Beide Familien waren zuvor unter harschen Bedingungen aus Brandenburg abgeschoben worden. Herr A. leidet an Epilepsie, Herr I., hat Folter erlitten und ist schwer traumatisiert. Bei der Abschiebung wurden Herrn I. Hand- und Fußfesseln angelegt. In beiden Fällen wurden fachärztliche Atteste ignoriert, der Rechtsbeistand nicht informiert. Noch während das Bundesamt für Migration und Flüchtlinge prüfte, ob Herr I. wegen akuter Suizidgefahr und schwerer Traumatisierung in Deutschland bleiben müsste, schuf die kommunale Ausländerbehörde Tatsachen und schob ihn und seine Ehefrau kurzerhand nach Polen ab. Auch Herr A. wurde vor den Augen seiner Kinder gefesselt und die gesamte Familie nach Polen abgeschoben.

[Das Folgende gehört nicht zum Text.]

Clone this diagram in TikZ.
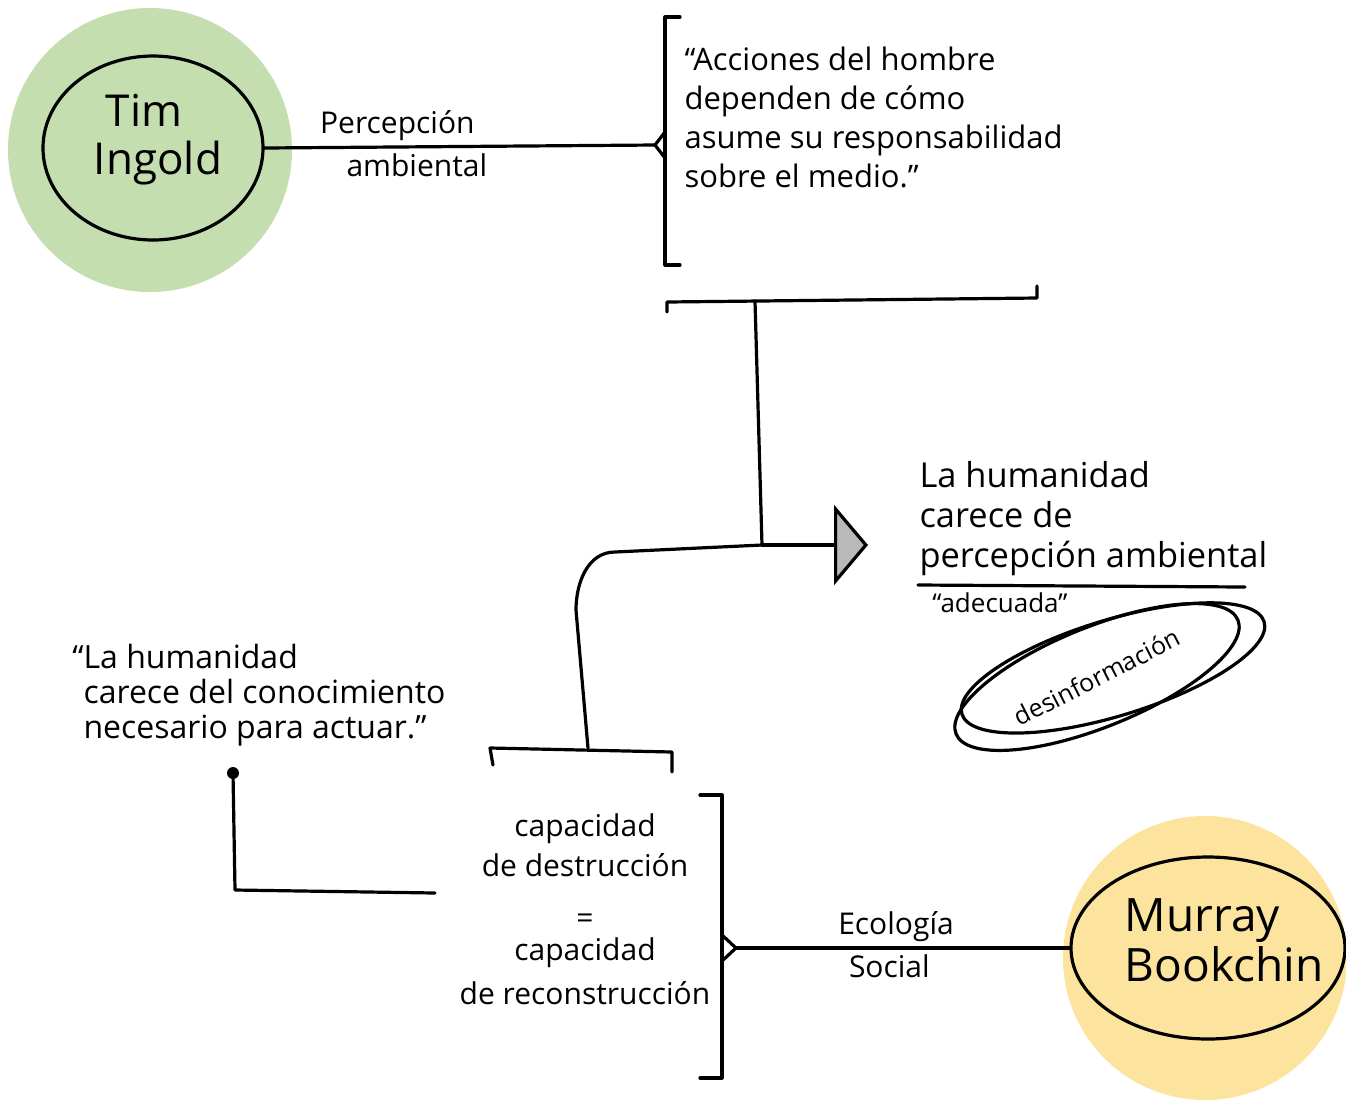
\documentclass[tikz,border=0pt]{standalone}
\usepackage{fontspec}
\setmainfont{Open Sans}
\usetikzlibrary{arrows.meta,positioning,shapes.geometric}
\definecolor{ingoldgreen}{RGB}{197,222,176}
\definecolor{bookchinyellow}{RGB}{252,228,158}

\begin{document}
\begin{tikzpicture}[x=0.5pt, y=-0.5pt, line width=1.6pt, line cap=round, line join=round,
  blob/.style={circle, fill=#1, minimum size=142pt, inner sep=0pt},
  ring/.style={ellipse, draw, inner sep=0pt},
  note/.style={align=left, inner sep=0pt, anchor=north west},
  lbl/.style={inner sep=2.5pt, font=\fontsize{15}{18}\selectfont}]
\path[use as bounding box, fill=white] (0,0) rectangle (1346,1100);

% people
\node[blob=ingoldgreen] (ingoldbg) at (150,150) {};
\node[ring, minimum width=110pt, minimum height=92pt] (ingold) at (153,148) {};
\node[align=left, font=\fontsize{22}{24}\selectfont] (ingoldname) at (158,140) {\hspace{6pt}Tim\\Ingold};
\node[blob=bookchinyellow] (bookchinbg) at (1205,958) {};
\node[ring, minimum width=137pt, minimum height=91pt] (bookchin) at (1208,948) {};
\node[align=left, font=\fontsize{23}{25}\selectfont] (bookchinname) at (1224,940) {Murray\\Bookchin};

% top quote
\coordinate (tipA) at (655,145);
\draw (680,17) -- (665,17) -- (665,265) -- (680,265);
\draw (665,132) -- (tipA) -- (665,158);
\draw (ingold.east) -- node[lbl, above, pos=0.34] {Percepción} node[lbl, below, pos=0.39] {ambiental} (tipA);
\node[note, font=\fontsize{15.5}{19.5}\selectfont] (acciones) at (683,45) {“Acciones del hombre\\dependen de cómo\\asume su responsabilidad\\sobre el medio.”};

% bar and arrow
\coordinate (barL) at (667,302);
\coordinate (barR) at (1037,298);
\coordinate (barJ) at (755,301);
\coordinate (J) at (762,545);
\coordinate (tipC) at (868,545);
\coordinate (boxN) at (588,748);
\draw (667,312) -- (barL) -- (barR) -- (1037,286);
\draw (barJ) -- (J);
\draw (boxN) -- (576,610) to[out=90, in=180] (615,552) -- (J);
\draw[-{Triangle[length=17pt, width=40pt, fill=gray!55]}] (J) -- (tipC);

\node[note, font=\fontsize{17.2}{20}\selectfont] (hum) at (918,460) {La humanidad\\carece de\\percepción ambiental};
\draw (918,585) -- (1245,587);
\node[font=\fontsize{13}{15}\selectfont] (adecuada) at (1000,603) {“adecuada”};
\node[rotate=27, font=\fontsize{12.5}{14}\selectfont] (desinf) at (1097,677) {desinformación};
\draw[rotate around={22:(desinf.center)}] (desinf.center) ellipse (76pt and 25pt);
\draw[rotate around={17:(desinf.center)}] ([xshift=9pt,yshift=2pt]desinf.center) ellipse (79pt and 24pt);

% left quote
\node[note, font=\fontsize{16}{17.5}\selectfont] (conoc) at (82,643) {\llap{“}La humanidad\\carece del conocimiento\\necesario para actuar.”};
\coordinate (dotF) at (233,773);
\coordinate (cornerF) at (235,890);
\coordinate (endF) at (435,893);
\fill (dotF) circle (3pt);
\draw (dotF) -- (cornerF) -- (endF);

% central box
\draw (493,765) -- (490,748) -- (672,752) -- (672,772);
\node[align=center, anchor=north, inner sep=0pt, font=\fontsize{15}{20}\selectfont] (capac) at (585,812) {capacidad\\de destrucción\\[6pt]=\\[-4pt]capacidad\\[2pt]de reconstrucción};
\coordinate (tipI) at (736,948);
\draw (700,795) -- (722,795) -- (722,1078) -- (700,1078);
\draw (722,935) -- (tipI) -- (722,961);
\draw (tipI) -- node[lbl, above, pos=0.48] {Ecología} node[lbl, below, pos=0.46] {Social} (bookchin.west);
\end{tikzpicture}
\end{document}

In Polen werden aus Deutschland abgeschobene schutzbedürftige Asylsuchende – auch Kinder – immer wieder bis zu einem Jahr lang inhaftiert. Sie wissen in dieser Zeit nicht, wie lange und warum sie in Haft sind und müssen befürchten, nach Russland und bis in den Verfolgerstaaat zurück abgeschoben zu werden. In der Regel können sie die Gebäude nur eine Stunde am Tag verlassen, oft aber auch gar nicht. Aus Telefonaten mit den inhaftierten Familien wissen wir, dass die Kinder das Eingesperrtsein in Ketrzyn nicht länger ertragen können.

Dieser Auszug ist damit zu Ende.